[Plotting code records]

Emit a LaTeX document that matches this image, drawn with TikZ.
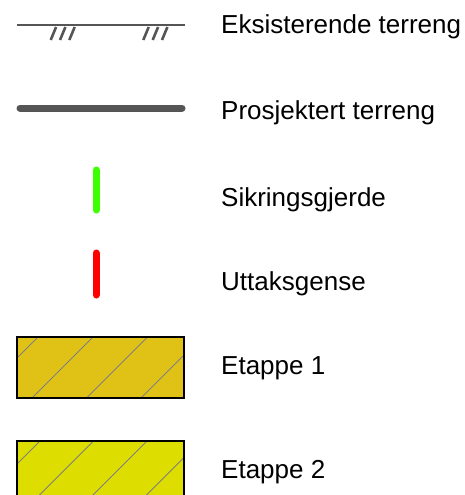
\documentclass[tikz,border=0pt]{standalone}
\usepackage{fontspec}
\setmainfont{Liberation Sans}
\usepackage{tikz}
\definecolor{terraingray}{HTML}{555555}
\definecolor{fencegreen}{HTML}{3CFF00}
\definecolor{limitred}{HTML}{FF0000}
\definecolor{stageone}{HTML}{E0C216}
\definecolor{stagetwo}{HTML}{DDDD00}
\definecolor{hatchgray}{HTML}{808080}

\begin{document}
\begin{tikzpicture}[
  x=1pt, y=-1pt,
  label/.style={
    anchor=base west,
    inner sep=0pt,
    font=\fontsize{26}{30}\selectfont
  },
  existing/.style={draw=terraingray, line width=2.6pt},
  projected/.style={draw=terraingray, line width=7pt, line cap=round},
  marker/.style={line width=7pt, line cap=round},
  stagebox/.style={draw=black, line width=2pt},
  hatch/.style={draw=hatchgray, line width=0.8pt}
]

\useasboundingbox (0,0) rectangle (464,495);

% existing terrain
\draw[existing] (17,25) -- (185,25);
\foreach \x in {50.7,60,69.3,143.3,152.7,162}
  \draw[existing] (\x,40) -- ++(5.4,-13);

% projected terrain
\draw[projected] (20,108) -- (182,108);

% fence and limit
\draw[marker, fencegreen] (96,170) -- (96,210);
\draw[marker, limitred] (96,253) -- (96,295);

% stage 1
\fill[stageone] (17,337) rectangle (184,398);
\begin{scope}
  \clip (17,337) rectangle (184,398);
  \foreach \c in {375,430,484.5,539}
    \draw[hatch] (\c-400,400) -- (\c-330,330);
\end{scope}
\draw[stagebox] (17,337) rectangle (184,398);

% stage 2
\fill[stagetwo] (17,441) rectangle (184,500);
\begin{scope}
  \clip (17,441) rectangle (184,500);
  \foreach \c in {481,534.5,588,641.5}
    \draw[hatch] (\c-500,500) -- (\c-430,430);
\end{scope}
\draw[stagebox] (17,441) rectangle (184,500);

\node[label] (existingtxt) at (221,34) {Eksisterende terreng};
\node[label] (projectedtxt) at (221,119.5) {Prosjektert terreng};
\node[label] (fencetxt) at (221,206.5) {Sikringsgjerde};
\node[label] (limittxt) at (221,290.5) {Uttaksgense};
\node[label] (stageonetxt) at (221,374) {Etappe 1};
\node[label] (stagetwotxt) at (221,478.5) {Etappe 2};

\end{tikzpicture}
\end{document}
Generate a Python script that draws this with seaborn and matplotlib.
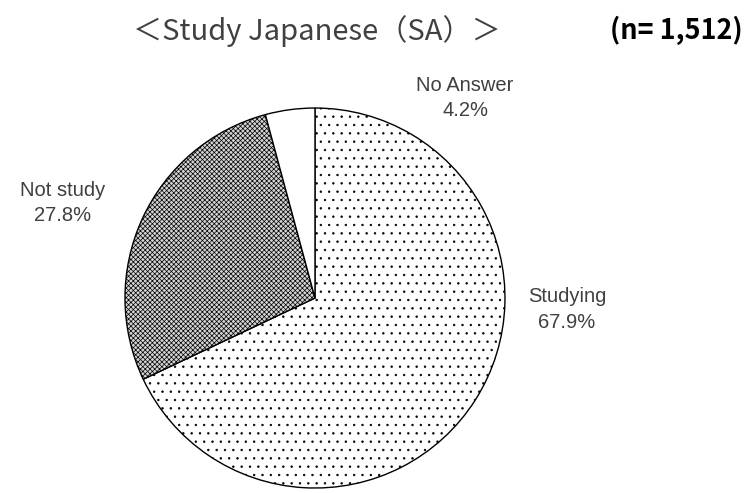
import matplotlib
matplotlib.use("Agg")
import seaborn as sns
from matplotlib import pyplot as plt

categories = ['Studying', 'Not study', 'No Answer']
shares = [67.9, 27.8, 4.2]
hatches = ['..', 'xxxxxxx', '']
faces = ['white', '#d4d4d4', 'white']

sns.set_theme(style="white")
plt.rcParams['font.family'] = ['Liberation Sans', 'DejaVu Sans']
plt.rcParams['hatch.color'] = '#505050'
plt.rcParams['hatch.linewidth'] = 0.5

fig = plt.figure(figsize=(7.48, 4.93), dpi=100)
ax = fig.add_axes([0.1671, 0.0101, 0.508, 0.7708])

wedges, _ = ax.pie(shares, startangle=90, counterclock=False, colors=faces,
                   wedgeprops=dict(edgecolor='black', linewidth=1.0))
for w, h in zip(wedges, hatches):
    w.set_hatch(h)
ax.set_xlim(-1, 1)
ax.set_ylim(-1, 1)
ax.axis('off')

label_pos = {'Studying': (1.326, -0.06), 'Not study': (-1.326, 0.5), 'No Answer': (0.79, 1.053)}
for cat, val in zip(categories, shares):
    x, y = label_pos[cat]
    ax.text(x, y, f"{cat}\n{val:.1f}%", ha='center', va='center', fontsize=14.5,
            color='#404040', linespacing=1.45, clip_on=False)

fig.text(0.178, 0.938, '＜Study Japanese（SA）＞', ha='left', va='center', fontsize=21,
         color='#404040', family=['Noto Sans CJK JP', 'DejaVu Sans'])
fig.text(0.993, 0.938, '(n= 1,512)', ha='right', va='center', fontsize=19.5,
         color='black', fontweight='bold', family=['Noto Sans CJK JP', 'DejaVu Sans'])

fig.savefig('out.png', dpi=100)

What to produce » Copy exactly, and copy only, the lines from the one with "Generate a Python" to the one with "from matplotlib import pyplot as plt", ends included. Pictures are not part of the copy.

Task output »
Generate a Python script that draws this with seaborn and matplotlib.
import matplotlib
matplotlib.use("Agg")
import seaborn as sns
from matplotlib import pyplot as plt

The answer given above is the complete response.